Your goal:
From the first line of the data down to and including the line with "395, 353, 311, 269, 229, 189];", copy everything exactly, leaving out pictures.

☆ ☆ ☆ ☆ ☆ ☆ ☆

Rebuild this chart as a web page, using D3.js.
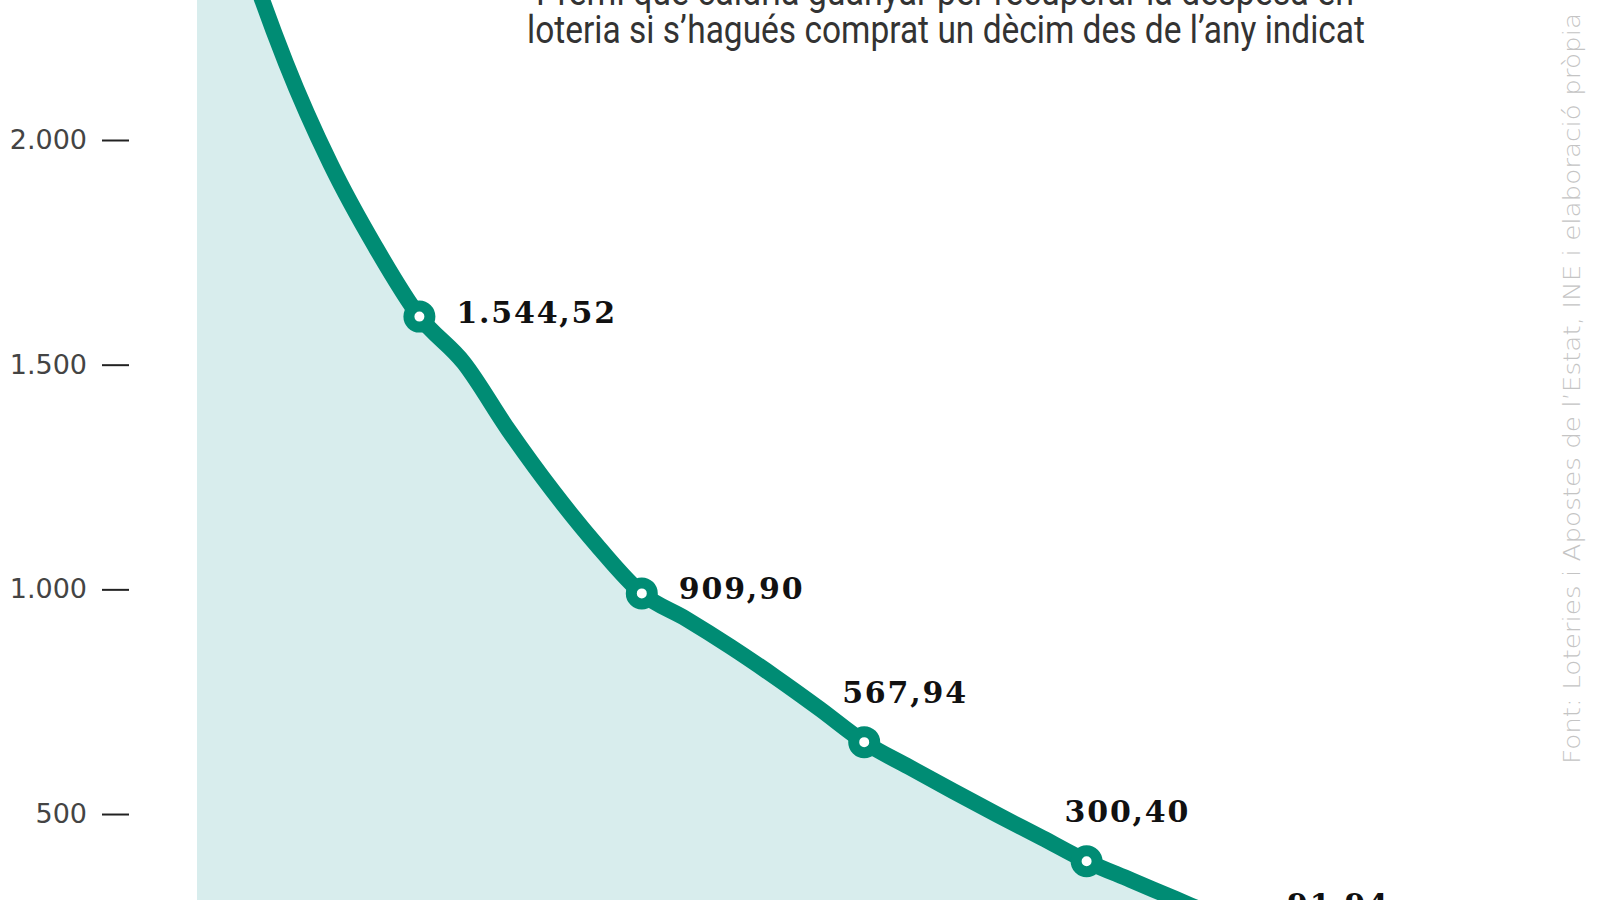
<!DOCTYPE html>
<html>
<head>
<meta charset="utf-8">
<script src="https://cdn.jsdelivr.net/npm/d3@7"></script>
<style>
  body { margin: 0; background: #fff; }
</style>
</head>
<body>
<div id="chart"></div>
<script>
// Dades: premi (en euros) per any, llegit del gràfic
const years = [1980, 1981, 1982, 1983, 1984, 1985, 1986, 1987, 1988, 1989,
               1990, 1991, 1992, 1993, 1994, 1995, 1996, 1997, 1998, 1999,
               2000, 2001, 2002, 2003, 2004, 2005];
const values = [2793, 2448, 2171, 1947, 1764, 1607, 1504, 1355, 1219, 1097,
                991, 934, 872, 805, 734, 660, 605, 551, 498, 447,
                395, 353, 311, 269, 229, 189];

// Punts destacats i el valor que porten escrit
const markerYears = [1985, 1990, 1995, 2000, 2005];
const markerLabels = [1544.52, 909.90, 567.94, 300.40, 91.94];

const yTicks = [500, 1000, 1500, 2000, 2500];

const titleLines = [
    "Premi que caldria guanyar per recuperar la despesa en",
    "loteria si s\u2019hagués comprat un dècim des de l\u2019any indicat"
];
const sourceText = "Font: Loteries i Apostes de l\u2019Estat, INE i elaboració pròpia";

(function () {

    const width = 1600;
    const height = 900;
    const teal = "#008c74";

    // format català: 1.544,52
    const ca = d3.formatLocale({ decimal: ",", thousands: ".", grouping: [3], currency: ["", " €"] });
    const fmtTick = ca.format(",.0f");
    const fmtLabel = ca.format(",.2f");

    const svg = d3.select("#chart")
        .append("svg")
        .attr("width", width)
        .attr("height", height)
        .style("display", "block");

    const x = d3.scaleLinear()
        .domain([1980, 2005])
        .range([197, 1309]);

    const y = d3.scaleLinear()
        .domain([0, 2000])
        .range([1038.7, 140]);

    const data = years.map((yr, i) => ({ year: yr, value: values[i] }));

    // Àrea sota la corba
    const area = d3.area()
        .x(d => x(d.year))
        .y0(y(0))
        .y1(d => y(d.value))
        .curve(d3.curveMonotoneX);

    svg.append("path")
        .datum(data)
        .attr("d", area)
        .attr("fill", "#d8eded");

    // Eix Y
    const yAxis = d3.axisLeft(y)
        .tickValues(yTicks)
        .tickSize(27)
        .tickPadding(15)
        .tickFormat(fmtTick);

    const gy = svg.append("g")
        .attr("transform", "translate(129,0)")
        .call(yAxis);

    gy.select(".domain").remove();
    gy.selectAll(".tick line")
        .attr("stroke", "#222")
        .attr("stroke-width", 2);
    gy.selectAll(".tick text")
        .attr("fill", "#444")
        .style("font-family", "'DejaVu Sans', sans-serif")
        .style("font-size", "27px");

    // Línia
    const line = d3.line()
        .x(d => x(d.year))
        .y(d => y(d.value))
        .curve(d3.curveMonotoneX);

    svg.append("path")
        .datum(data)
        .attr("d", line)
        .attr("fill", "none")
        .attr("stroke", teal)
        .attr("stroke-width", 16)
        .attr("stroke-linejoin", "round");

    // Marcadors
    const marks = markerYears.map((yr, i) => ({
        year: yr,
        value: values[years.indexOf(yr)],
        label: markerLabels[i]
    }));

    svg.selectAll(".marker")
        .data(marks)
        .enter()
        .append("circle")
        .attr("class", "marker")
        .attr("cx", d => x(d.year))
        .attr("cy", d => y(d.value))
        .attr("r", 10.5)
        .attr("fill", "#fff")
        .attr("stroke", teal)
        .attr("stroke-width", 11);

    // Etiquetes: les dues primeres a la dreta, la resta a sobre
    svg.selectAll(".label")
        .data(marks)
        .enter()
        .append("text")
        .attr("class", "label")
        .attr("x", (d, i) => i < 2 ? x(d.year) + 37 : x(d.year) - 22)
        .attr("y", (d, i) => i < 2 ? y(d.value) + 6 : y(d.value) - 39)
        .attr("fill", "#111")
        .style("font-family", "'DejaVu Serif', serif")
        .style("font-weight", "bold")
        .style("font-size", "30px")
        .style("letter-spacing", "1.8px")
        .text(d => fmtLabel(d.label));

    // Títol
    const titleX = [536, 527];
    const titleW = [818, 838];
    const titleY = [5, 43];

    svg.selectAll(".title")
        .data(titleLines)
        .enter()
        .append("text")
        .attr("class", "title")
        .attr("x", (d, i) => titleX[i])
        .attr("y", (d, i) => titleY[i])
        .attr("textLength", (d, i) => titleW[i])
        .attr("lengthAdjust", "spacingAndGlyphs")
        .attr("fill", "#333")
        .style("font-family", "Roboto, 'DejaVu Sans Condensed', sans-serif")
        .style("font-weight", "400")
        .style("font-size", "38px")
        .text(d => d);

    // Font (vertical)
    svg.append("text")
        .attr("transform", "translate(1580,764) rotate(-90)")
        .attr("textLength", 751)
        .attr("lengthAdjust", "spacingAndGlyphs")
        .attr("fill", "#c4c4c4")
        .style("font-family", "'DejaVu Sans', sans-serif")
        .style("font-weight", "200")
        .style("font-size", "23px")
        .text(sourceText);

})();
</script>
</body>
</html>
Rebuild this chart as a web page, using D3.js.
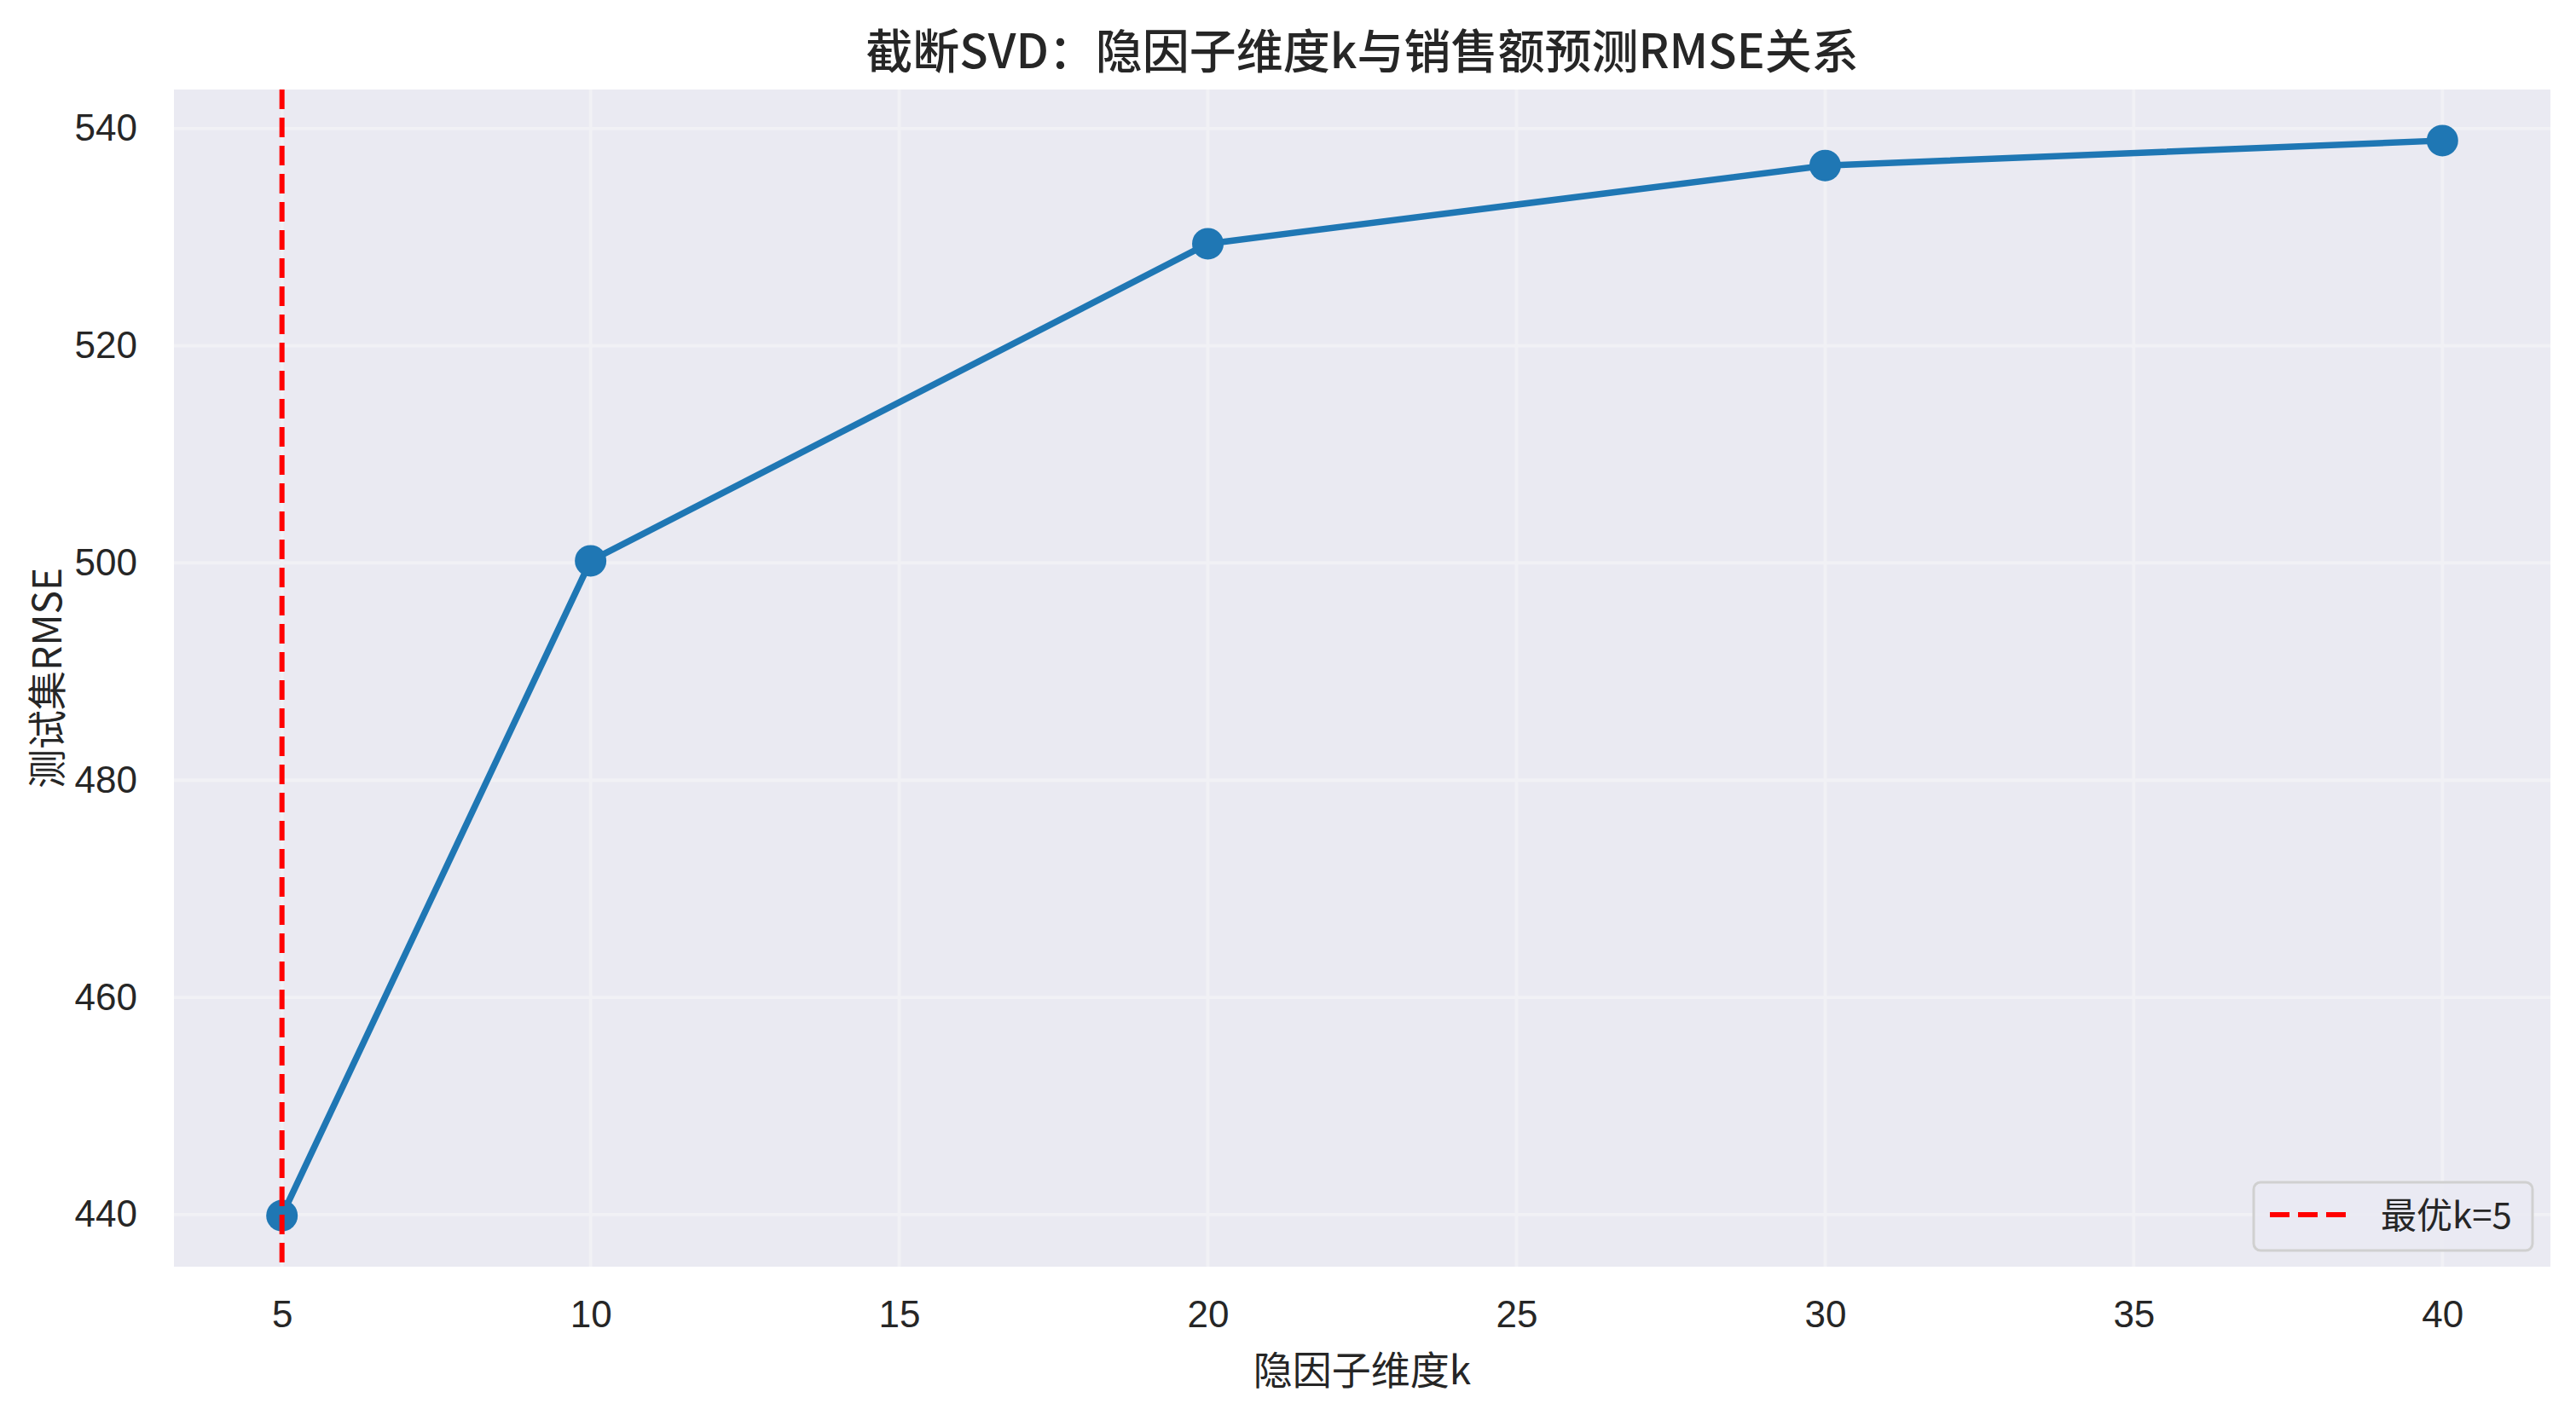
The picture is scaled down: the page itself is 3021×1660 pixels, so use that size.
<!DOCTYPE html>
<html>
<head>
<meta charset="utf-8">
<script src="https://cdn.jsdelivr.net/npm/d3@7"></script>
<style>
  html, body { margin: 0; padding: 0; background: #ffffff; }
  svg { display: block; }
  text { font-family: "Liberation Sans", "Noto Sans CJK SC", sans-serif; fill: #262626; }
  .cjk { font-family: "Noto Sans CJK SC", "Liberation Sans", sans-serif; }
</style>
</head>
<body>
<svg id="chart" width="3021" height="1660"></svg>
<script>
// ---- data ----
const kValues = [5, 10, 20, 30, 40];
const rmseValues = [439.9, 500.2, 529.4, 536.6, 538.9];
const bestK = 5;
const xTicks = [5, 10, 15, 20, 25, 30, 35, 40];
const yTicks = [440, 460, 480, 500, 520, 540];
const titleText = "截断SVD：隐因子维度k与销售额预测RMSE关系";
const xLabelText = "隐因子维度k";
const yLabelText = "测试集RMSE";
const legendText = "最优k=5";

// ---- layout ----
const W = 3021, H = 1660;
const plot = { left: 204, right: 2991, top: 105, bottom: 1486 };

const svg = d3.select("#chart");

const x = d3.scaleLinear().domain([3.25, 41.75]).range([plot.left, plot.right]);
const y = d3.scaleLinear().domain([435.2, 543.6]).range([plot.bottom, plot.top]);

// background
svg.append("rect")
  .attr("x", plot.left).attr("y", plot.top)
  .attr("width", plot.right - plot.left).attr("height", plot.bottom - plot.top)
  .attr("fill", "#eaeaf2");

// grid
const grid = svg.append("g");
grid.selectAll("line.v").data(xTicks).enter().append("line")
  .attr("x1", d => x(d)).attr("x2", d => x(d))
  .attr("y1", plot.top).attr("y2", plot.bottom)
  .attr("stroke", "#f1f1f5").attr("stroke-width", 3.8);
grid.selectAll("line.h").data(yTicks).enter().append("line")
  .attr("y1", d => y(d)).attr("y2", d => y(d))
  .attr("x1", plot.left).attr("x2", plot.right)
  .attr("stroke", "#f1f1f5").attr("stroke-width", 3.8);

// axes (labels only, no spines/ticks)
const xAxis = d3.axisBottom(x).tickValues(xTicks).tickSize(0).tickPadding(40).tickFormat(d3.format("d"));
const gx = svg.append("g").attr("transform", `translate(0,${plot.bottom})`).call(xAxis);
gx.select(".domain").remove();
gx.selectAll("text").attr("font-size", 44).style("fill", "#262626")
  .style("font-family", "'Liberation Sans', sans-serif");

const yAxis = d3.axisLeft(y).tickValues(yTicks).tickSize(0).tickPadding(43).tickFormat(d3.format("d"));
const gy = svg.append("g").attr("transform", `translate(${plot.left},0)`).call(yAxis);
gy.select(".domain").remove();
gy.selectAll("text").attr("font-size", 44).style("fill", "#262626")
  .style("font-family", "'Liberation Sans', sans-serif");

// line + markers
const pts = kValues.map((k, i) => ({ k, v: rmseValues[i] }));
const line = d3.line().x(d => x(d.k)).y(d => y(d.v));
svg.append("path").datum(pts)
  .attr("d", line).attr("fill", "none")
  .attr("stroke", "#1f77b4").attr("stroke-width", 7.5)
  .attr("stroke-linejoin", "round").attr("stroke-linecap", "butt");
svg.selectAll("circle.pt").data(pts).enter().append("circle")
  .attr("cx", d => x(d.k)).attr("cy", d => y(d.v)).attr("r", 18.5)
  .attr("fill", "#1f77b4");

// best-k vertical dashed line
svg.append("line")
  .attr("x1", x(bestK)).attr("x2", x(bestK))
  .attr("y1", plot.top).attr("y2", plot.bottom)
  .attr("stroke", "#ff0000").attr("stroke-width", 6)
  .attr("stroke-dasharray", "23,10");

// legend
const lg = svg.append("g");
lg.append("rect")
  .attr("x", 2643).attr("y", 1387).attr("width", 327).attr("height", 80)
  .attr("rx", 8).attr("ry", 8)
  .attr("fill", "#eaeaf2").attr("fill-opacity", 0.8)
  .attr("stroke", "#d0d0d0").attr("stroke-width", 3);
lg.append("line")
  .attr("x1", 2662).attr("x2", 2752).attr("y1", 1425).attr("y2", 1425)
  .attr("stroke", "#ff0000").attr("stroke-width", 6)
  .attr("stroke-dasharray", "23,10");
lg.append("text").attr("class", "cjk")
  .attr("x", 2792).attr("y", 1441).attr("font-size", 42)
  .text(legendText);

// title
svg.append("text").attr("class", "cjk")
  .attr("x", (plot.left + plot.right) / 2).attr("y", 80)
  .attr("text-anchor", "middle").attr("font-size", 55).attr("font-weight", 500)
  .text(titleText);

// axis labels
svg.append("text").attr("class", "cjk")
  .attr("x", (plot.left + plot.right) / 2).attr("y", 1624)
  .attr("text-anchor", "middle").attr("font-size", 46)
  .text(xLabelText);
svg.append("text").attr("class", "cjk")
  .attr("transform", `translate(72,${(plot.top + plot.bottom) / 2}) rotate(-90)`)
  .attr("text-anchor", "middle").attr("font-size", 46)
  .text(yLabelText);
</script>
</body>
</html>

☆ ☆ ☆ ☆ ☆ ☆ ☆

Task result:
Rebuild this chart as a web page, using D3.js.
<!DOCTYPE html>
<html>
<head>
<meta charset="utf-8">
<script src="https://cdn.jsdelivr.net/npm/d3@7"></script>
<style>
  body { margin: 0; background: #fff; }
</style>
</head>
<body>
<div id="chart"></div>
<script>
// Dades: premi (en euros) per any, llegit del gràfic
const years = [1980, 1981, 1982, 1983, 1984, 1985, 1986, 1987, 1988, 1989,
               1990, 1991, 1992, 1993, 1994, 1995, 1996, 1997, 1998, 1999,
               2000, 2001, 2002, 2003, 2004, 2005];
const values = [2793, 2448, 2171, 1947, 1764, 1607, 1504, 1355, 1219, 1097,
                991, 934, 872, 805, 734, 660, 605, 551, 498, 447,
                395, 353, 311, 269, 229, 189];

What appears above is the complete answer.